Thomas Fey (born November 9, 1960) is a German orchestral conductor.

At the University of Music and Performing Arts Mannheim he studied music and conducting and at the Salzburg Mozarteum studied historically informed performance practice with Nikolaus Harnoncourt. He also attended master classes with Leonard Bernstein at the Schleswig-Holstein Music Festival.

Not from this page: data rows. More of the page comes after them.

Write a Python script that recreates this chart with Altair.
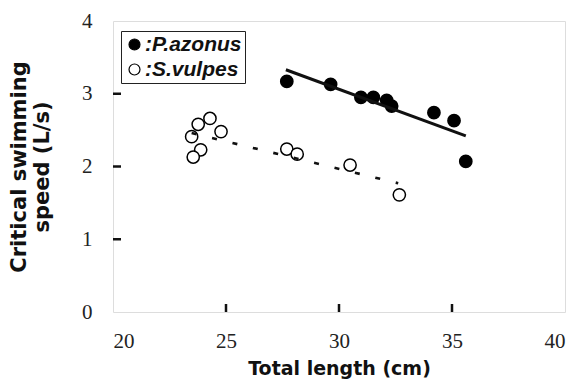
import altair as alt
import pandas as pd

# P. azonus (filled)
paz_x = [27.69, 29.63, 30.97, 31.52, 32.11, 32.33, 34.20, 35.09, 35.61]
paz_y = [3.17, 3.13, 2.95, 2.95, 2.91, 2.83, 2.74, 2.63, 2.07]
# S. vulpes (open)
svu_x = [24.29, 23.77, 24.78, 23.48, 23.88, 23.55, 27.69, 28.15, 30.49, 32.67]
svu_y = [2.66, 2.58, 2.48, 2.41, 2.23, 2.13, 2.24, 2.17, 2.02, 1.61]
# regression line endpoints
paz_line_x = [27.65, 35.61]
paz_line_y = [3.33, 2.42]
svu_line_x = [23.48, 32.62]
svu_line_y = [2.46, 1.77]

species = ["P.azonus", "S.vulpes"]
x_ticks = [25, 30, 35]
y_ticks = [1, 2, 3]

pts = pd.concat([
    pd.DataFrame({"x": paz_x, "y": paz_y, "sp": species[0]}),
    pd.DataFrame({"x": svu_x, "y": svu_y, "sp": species[1]}),
])
lines_paz = pd.DataFrame({"x": paz_line_x, "y": paz_line_y})
lines_svu = pd.DataFrame({"x": svu_line_x, "y": svu_line_y})

xs = alt.Scale(domain=[20, 40], nice=False)
ys = alt.Scale(domain=[0, 4], nice=False)

tick_font = "Liberation Serif"
title_font = "DejaVu Sans"

points = alt.Chart(pts).mark_point(shape="circle", filled=True, opacity=1, stroke="black", strokeWidth=1.5, size=150).encode(
    x=alt.X("x:Q", scale=xs, axis=alt.Axis(values=[20, 25, 30, 35, 40], format="d", title="Total length (cm)",
                                             labelFont=tick_font, labelFontSize=21, labelPadding=18,
                                             titleFont=title_font, titleFontSize=19, titleFontWeight="bold",
                                             titlePadding=8, domain=False, ticks=False, grid=False,
                                             labelColor="#222", titleColor="#111")),
    y=alt.Y("y:Q", scale=ys, axis=alt.Axis(values=[0, 1, 2, 3, 4], format="d", title=["Critical swimming", "speed  (L/s)"],
                                             labelFont=tick_font, labelFontSize=21, labelPadding=21,
                                             titleFont=title_font, titleFontSize=21, titleFontWeight="bold",
                                             titlePadding=29, domain=False, ticks=False, grid=False,
                                             labelColor="#222", titleColor="#111", titleLineHeight=23)),
    fill=alt.Fill("sp:N", scale=alt.Scale(domain=species, range=["black", "white"]),
                  legend=alt.Legend(title=None, orient="none", legendX=8, legendY=10,
                                    labelExpr="':' + datum.label", labelFont="Liberation Sans",
                                    labelFontSize=21, labelFontWeight="bold", labelFontStyle="italic",
                                    labelColor="#111", labelOffset=0,
                                    symbolType="circle", symbolSize=120, symbolStrokeColor="black",
                                    symbolStrokeWidth=1.2, rowPadding=3,
                                    strokeColor="#222", padding=3, fillColor="white")),
)

line_paz = alt.Chart(lines_paz).mark_line(color="#111", strokeWidth=3).encode(
    x=alt.X("x:Q", scale=xs), y=alt.Y("y:Q", scale=ys))
line_svu = alt.Chart(lines_svu).mark_line(color="#111", strokeWidth=2.6, strokeDash=[5, 16]).encode(
    x=alt.X("x:Q", scale=xs), y=alt.Y("y:Q", scale=ys))

xt = alt.Chart(pd.DataFrame({"t": x_ticks})).mark_rule(color="#111", strokeWidth=2.5).encode(
    x=alt.X("t:Q", scale=xs), y=alt.value(291), y2=alt.value(283))
yt = alt.Chart(pd.DataFrame({"t": y_ticks})).mark_rule(color="#111", strokeWidth=2.5).encode(
    y=alt.Y("t:Q", scale=ys), x=alt.value(0), x2=alt.value(8))

chart = alt.layer(points, line_svu, line_paz, xt, yt).properties(
    width=452, height=291,
    autosize=alt.AutoSizeParams(type="none"),
    padding={"left": 105, "top": 13, "right": 5, "bottom": 70},
).configure_view(stroke="#111", strokeWidth=3).configure(background="white")

chart.save("out.html", embed_options={"renderer": "svg", "actions": False})
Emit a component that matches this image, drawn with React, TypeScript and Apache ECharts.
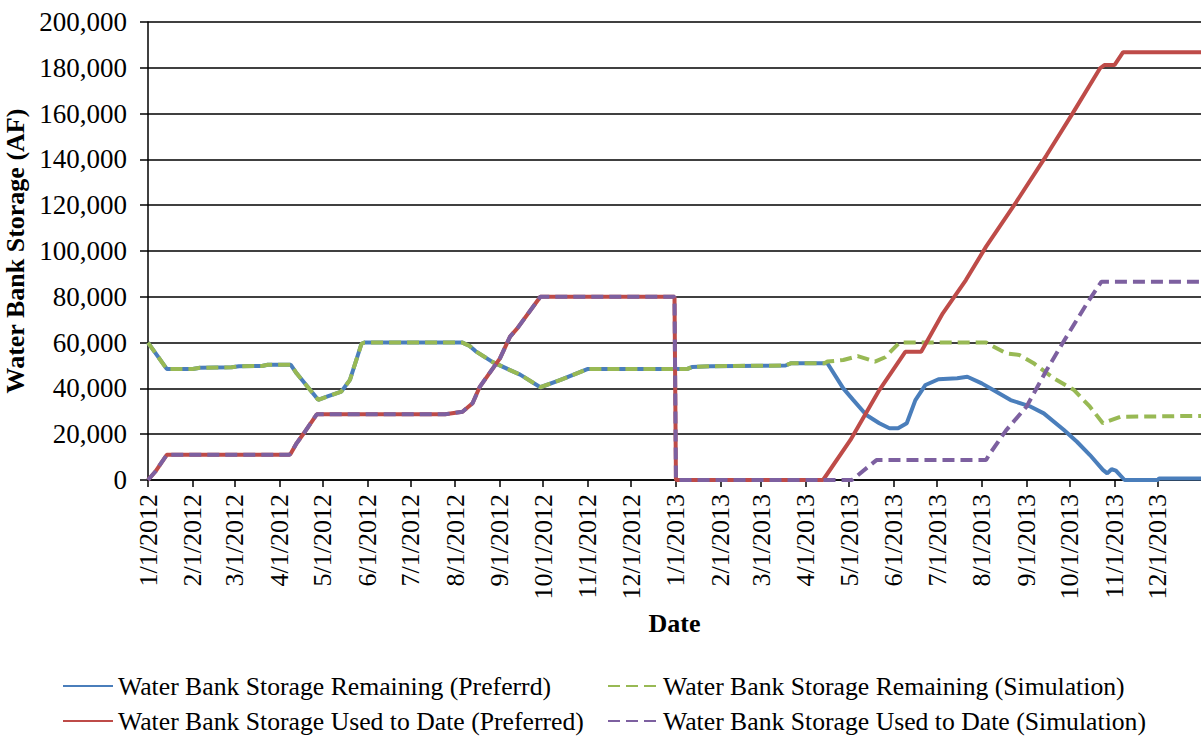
import React, { useEffect, useRef } from "react";
import * as echarts from "echarts";

const BLUE = "#4A7EBB";
const RED = "#BE4B48";
const GREEN = "#98B954";
const PURPLE = "#7D60A0";
const FONT = "Liberation Serif";

const SERIES_NAMES = [
  "Water Bank Storage Remaining (Preferrd)",
  "Water Bank Storage Remaining (Simulation)",
  "Water Bank Storage Used to Date (Preferred)",
  "Water Bank Storage Used to Date (Simulation)",
];

const Y_TICKS = [0, 20000, 40000, 60000, 80000, 100000, 120000, 140000, 160000, 180000, 200000];

// Remaining storage, identical for both runs until mid-April 2013
const remainingShared: [string, number][] = [
  ["1/1/2012", 60000], ["1/14/2012", 48500], ["2/1/2012", 48500], ["2/6/2012", 49000],
  ["2/28/2012", 49200], ["3/4/2012", 49700], ["3/20/2012", 49800], ["3/24/2012", 50300],
  ["4/9/2012", 50300], ["4/13/2012", 46600], ["4/28/2012", 35000], ["5/4/2012", 36400],
  ["5/14/2012", 38600], ["5/20/2012", 43700], ["5/28/2012", 59500], ["5/30/2012", 60000],
  ["8/6/2012", 60000], ["8/11/2012", 58500], ["8/15/2012", 56300], ["8/27/2012", 51500],
  ["9/8/2012", 48000], ["9/15/2012", 46000], ["9/29/2012", 40500], ["10/13/2012", 43700],
  ["11/1/2012", 48500], ["1/9/2013", 48500], ["1/12/2013", 49300], ["1/25/2013", 49700],
  ["3/18/2013", 50000], ["3/22/2013", 51000], ["4/14/2013", 51000],
];

const remainingPreferredTail: [string, number][] = [
  ["4/16/2013", 51000], ["4/27/2013", 40000], ["5/4/2013", 34900], ["5/13/2013", 28400],
  ["5/22/2013", 24800], ["5/29/2013", 22600], ["6/4/2013", 22600], ["6/10/2013", 24800],
  ["6/16/2013", 34900], ["6/23/2013", 41500], ["7/2/2013", 44000], ["7/15/2013", 44400],
  ["7/22/2013", 45100], ["8/1/2013", 42200], ["8/9/2013", 39300], ["8/21/2013", 34900],
  ["9/4/2013", 32000], ["9/13/2013", 29100], ["9/27/2013", 21800], ["10/6/2013", 16700],
  ["10/15/2013", 10900], ["10/24/2013", 4400], ["10/27/2013", 2900], ["10/30/2013", 4700],
  ["11/2/2013", 4100], ["11/8/2013", 0], ["12/1/2013", 0], ["12/2/2013", 700],
  ["12/31/2013", 700],
];

const remainingSimulationTail: [string, number][] = [
  ["4/16/2013", 51700], ["4/27/2013", 52400], ["5/7/2013", 54100], ["5/19/2013", 51700],
  ["5/26/2013", 53600], ["6/5/2013", 60000], ["8/4/2013", 60000], ["8/18/2013", 55300],
  ["8/27/2013", 54600], ["9/6/2013", 51000], ["9/20/2013", 44400], ["10/4/2013", 39300],
  ["10/15/2013", 32000], ["10/24/2013", 24800], ["11/5/2013", 27600], ["12/31/2013", 28000],
];

// Used to date, identical for both runs through 2012
const usedShared: [string, number][] = [
  ["1/1/2012", 0], ["1/6/2012", 3600], ["1/14/2012", 11000], ["4/8/2012", 11000],
  ["4/9/2012", 11600], ["4/13/2012", 16000], ["4/18/2012", 20400], ["4/27/2012", 28700],
  ["7/25/2012", 28700], ["8/6/2012", 29800], ["8/13/2012", 33500], ["8/18/2012", 40700],
  ["9/1/2012", 53100], ["9/8/2012", 62600], ["9/13/2012", 66200], ["9/29/2012", 80000],
  ["12/31/2012", 80000], ["1/1/2013", 0],
];

const usedPreferredTail: [string, number][] = [
  ["4/13/2013", 0], ["5/2/2013", 17500], ["5/22/2013", 39300], ["6/9/2013", 56000],
  ["6/20/2013", 56000], ["7/5/2013", 72800], ["7/21/2013", 87300], ["8/4/2013", 101900],
  ["8/25/2013", 121500], ["9/15/2013", 141900], ["10/3/2013", 160100], ["10/22/2013", 179800],
  ["10/25/2013", 181200], ["11/1/2013", 181200], ["11/7/2013", 186800], ["12/31/2013", 186800],
];

const usedSimulationTail: [string, number][] = [
  ["5/3/2013", 0], ["5/20/2013", 8700], ["8/4/2013", 8700], ["8/6/2013", 10900],
  ["8/18/2013", 21800], ["9/1/2013", 32000], ["9/15/2013", 48000], ["9/26/2013", 59700],
  ["10/13/2013", 77200], ["10/23/2013", 86600], ["12/31/2013", 86600],
];

function buildDays(): string[] {
  const out: string[] = [];
  const start = Date.UTC(2012, 0, 1);
  for (let i = 0; i <= 730; i++) {
    const d = new Date(start + i * 86400000);
    out.push(`${d.getUTCMonth() + 1}/${d.getUTCDate()}/${d.getUTCFullYear()}`);
  }
  return out;
}

const isMonthStart = (_i: number, v: string) => v.split("/")[1] === "1";

export default function App() {
  const ref = useRef<HTMLDivElement>(null);
  useEffect(() => {
    if (!ref.current) return;
    const chart = echarts.init(ref.current, null, { renderer: "svg" });
    const days = buildDays();
    const mk = (name: string, color: string, data: [string, number][], dashed: boolean, z: number) => ({
      name,
      type: "line",
      data,
      symbol: "none",
      showSymbol: false,
      z,
      lineStyle: { color, width: 4, type: dashed ? [12, 6] : "solid" },
      itemStyle: { color },
    });
    const legendText = { fontFamily: FONT, fontSize: 25.7, color: "#000" };
    const legendAt = (name: string, left: number, top: number) => ({
      show: true,
      left,
      top,
      itemWidth: 50,
      itemHeight: 14,
      itemGap: 0,
      padding: 0,
      data: [name],
      textStyle: legendText,
      itemStyle: { opacity: 0 },
      selectedMode: false,
    });
    chart.setOption({
      animation: false,
      backgroundColor: "#fff",
      grid: { left: 148, top: 22, right: 0, bottom: 257, containLabel: false, outerBoundsMode: "none" },
      xAxis: {
        type: "category",
        data: days,
        boundaryGap: false,
        name: "Date",
        nameLocation: "middle",
        nameGap: 130,
        nameTextStyle: { fontFamily: FONT, fontSize: 26, fontWeight: "bold", color: "#000" },
        axisLine: { lineStyle: { color: "#000", width: 1.5 } },
        axisTick: { show: true, interval: isMonthStart, length: 7, lineStyle: { color: "#000", width: 1.5 } },
        axisLabel: {
          interval: isMonthStart,
          rotate: 90,
          margin: 14,
          fontFamily: FONT,
          fontSize: 26,
          color: "#000",
          hideOverlap: false,
        },
        splitLine: { show: false },
      },
      yAxis: {
        type: "value",
        min: Y_TICKS[0],
        max: Y_TICKS[Y_TICKS.length - 1],
        interval: Y_TICKS[1] - Y_TICKS[0],
        name: "Water Bank Storage (AF)",
        nameLocation: "middle",
        nameGap: 117,
        nameTextStyle: { fontFamily: FONT, fontSize: 26, fontWeight: "bold", color: "#000" },
        axisLine: { show: true, lineStyle: { color: "#000", width: 1.5 } },
        axisTick: { show: true, length: 8, lineStyle: { color: "#000", width: 1.5 } },
        axisLabel: {
          margin: 21,
          fontFamily: FONT,
          fontSize: 27,
          color: "#000",
          formatter: (v: number) => v.toLocaleString("en-US"),
        },
        splitLine: { show: true, lineStyle: { color: "#000", width: 1.5 } },
      },
      legend: [
        legendAt(SERIES_NAMES[0], 62, 673),
        legendAt(SERIES_NAMES[2], 62, 708),
        legendAt(SERIES_NAMES[1], 607, 673),
        legendAt(SERIES_NAMES[3], 607, 708),
      ],
      series: [
        mk(SERIES_NAMES[0], BLUE, [...remainingShared, ...remainingPreferredTail], false, 2),
        mk(SERIES_NAMES[1], GREEN, [...remainingShared, ...remainingSimulationTail], true, 3),
        mk(SERIES_NAMES[2], RED, [...usedShared, ...usedPreferredTail], false, 4),
        mk(SERIES_NAMES[3], PURPLE, [...usedShared, ...usedSimulationTail], true, 5),
      ],
    });
    return () => chart.dispose();
  }, []);
  return (
    <div
      ref={ref}
      style={{ position: "fixed", left: 0, top: 0, width: 1201, height: 737, background: "#fff" }}
    />
  );
}
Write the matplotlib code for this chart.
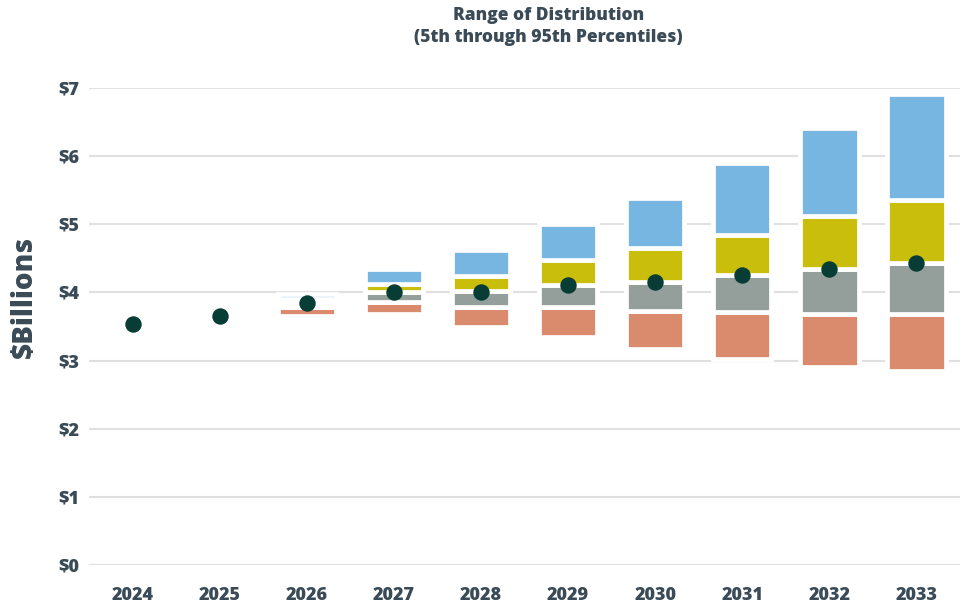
import numpy as np
import matplotlib
matplotlib.use('Agg')
import matplotlib.pyplot as plt

# --- data ---
years = ['2024', '2025', '2026', '2027', '2028', '2029', '2030', '2031', '2032', '2033']
p5 = [np.nan, np.nan, 3.66, 3.68, 3.49, 3.35, 3.17, 3.03, 2.90, 2.85]
p25 = [np.nan, np.nan, 3.78, 3.86, 3.79, 3.79, 3.73, 3.71, 3.69, 3.69]
p50 = [np.nan, np.nan, 3.84, 4.00, 4.02, 4.11, 4.15, 4.25, 4.34, 4.43]
p75 = [np.nan, np.nan, 3.90, 4.13, 4.24, 4.47, 4.65, 4.85, 5.12, 5.35]
p95 = [np.nan, np.nan, 3.97, 4.35, 4.62, 5.00, 5.38, 5.90, 6.41, 6.91]
point = [3.54, 3.66, 3.84, 4.01, 4.01, 4.11, 4.16, 4.26, 4.34, 4.43]

c_orange = '#da8b6e'
c_gray = '#949f9c'
c_yellow = '#c8be0b'
c_blue = '#78b6e2'
c_dot = '#073d34'
c_text = '#3a4b57'
FONT = 'Open Sans'
HEAVY = 800

p5, p25, p50, p75, p95 = (np.array(a, dtype=float) for a in (p5, p25, p50, p75, p95))
x = np.arange(len(years))

fig = plt.figure(figsize=(9.61, 6.09), dpi=100)
ax = fig.add_axes([0.0926, 0.0722, 0.9064, 0.7833])

bar_w = 0.67
edge = dict(edgecolor='white', linewidth=3.4, zorder=2)
ax.bar(x, p25 - p5, bottom=p5, width=bar_w, color=c_orange, **edge)
ax.bar(x, p50 - p25, bottom=p25, width=bar_w, color=c_gray, **edge)
ax.bar(x, p75 - p50, bottom=p50, width=bar_w, color=c_yellow, **edge)
ax.bar(x, p95 - p75, bottom=p75, width=bar_w, color=c_blue, **edge)

ax.scatter(x, point, s=140, color=c_dot, zorder=4, linewidths=0)

ax.set_xlim(-0.5, len(years) - 0.5)
ax.set_ylim(0, 7)
ax.set_yticks(range(8))
ax.set_yticklabels([f'${v}' for v in range(8)])
ax.set_xticks(x)
ax.set_xticklabels(years)

ax.grid(axis='y', color='#e0e0e0', linewidth=1.5, zorder=0)
ax.set_axisbelow(True)
for s in ax.spines.values():
    s.set_visible(False)

ax.tick_params(axis='both', length=0, colors=c_text)
ax.tick_params(axis='y', pad=7)
ax.tick_params(axis='x', pad=16)
for lab in ax.get_xticklabels() + ax.get_yticklabels():
    lab.set_fontfamily(FONT)
    lab.set_fontweight(HEAVY)
    lab.set_fontsize(13)

fig.text(0.025, 0.512, '$Billions', rotation=90, ha='center', va='center',
         fontsize=20, fontweight=HEAVY, color=c_text, family=FONT)

fig.text(0.571, 0.974, 'Range of Distribution', ha='center', va='center',
         fontsize=12.5, fontweight=HEAVY, color=c_text, family=FONT)
fig.text(0.571, 0.938, '(5th through 95th Percentiles)', ha='center', va='center',
         fontsize=12.5, fontweight=HEAVY, color=c_text, family=FONT)

fig.savefig('out.png', dpi=100)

In 1985 while still a student he founded the Heidelberger Motetenchor and in 1987 the Schlierbach Chamber Orchestra, which in 1993 became the Heidelberger Sinfoniker (Heidelberg Symphony Orchestra) giving their inaugural concert on January 1, 1994. With the latter group, he began recording the complete symphonies of Joseph Haydn for the Hänssler Classic label.

In 2003 he founded the original instruments Ensemble La Passione and the Mozart Mannheim Orchestra.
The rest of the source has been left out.